Quant à la nécessité de répondre à chacune des questions, elle s’avère pour nous un rempart additionnel contre les gens qui cherchent à trafiquer ce genre d’exercice. C’est un choix délibéré dont nous convenons qu’il puisse engendrer certaines frustrations. Néanmoins, le taux de réponse nous montre que la grande majorité des gens complètent le questionnaire.

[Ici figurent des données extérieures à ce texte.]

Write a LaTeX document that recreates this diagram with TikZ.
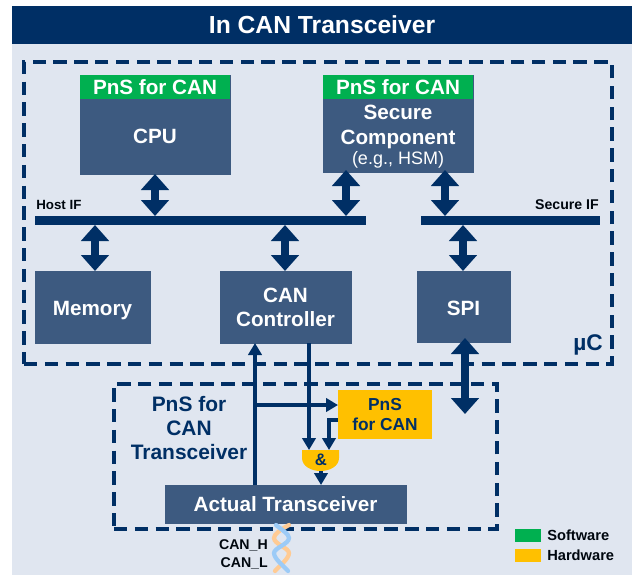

Mais nous convenons, et je suis heureux de voir que vous faites la distinction, qu’il s’agit d’une consultation et que les résultats n’ont pas de valeur scientifique.
Merci et au plaisir !
Jérôme Thibaudeau
Directeur des communications
Ministère des Finances
M. Thibodeau,
D’abord, merci pour votre commentaire! J’apprécie que vous ayez pris le temps de réagir à mon billet. Bien sûr, rien n’est parfait : à partir du moment où on choisit une méthode, il y a forcément des limites. Ce qui est important, c’est d’en être conscient et d’être transparent à cet égard, ce que votre
commentaire montre de toute évidence.
Pour ce qui est de la nécessité de répondre à chacune des questions, je vous invite à la prudence. Je comprends votre préoccupation d’éviter la fraude, mais il faut faire attention de ne pas résoudre un problème en en créant un autre. Forcer les gens à répondre à un sujet complexe s’ils ne sont pas en mesure de se prononcer peut générer un biais important (ex. : on répond n’importe quoi pour passer à la question suivante) et affecter la qualité de la consultation.
Cela dit, merci encore pour votre contribution. C’est tout à l’honneur du ministère des Finances que d’être ouvert à la discussion. Au plaisir!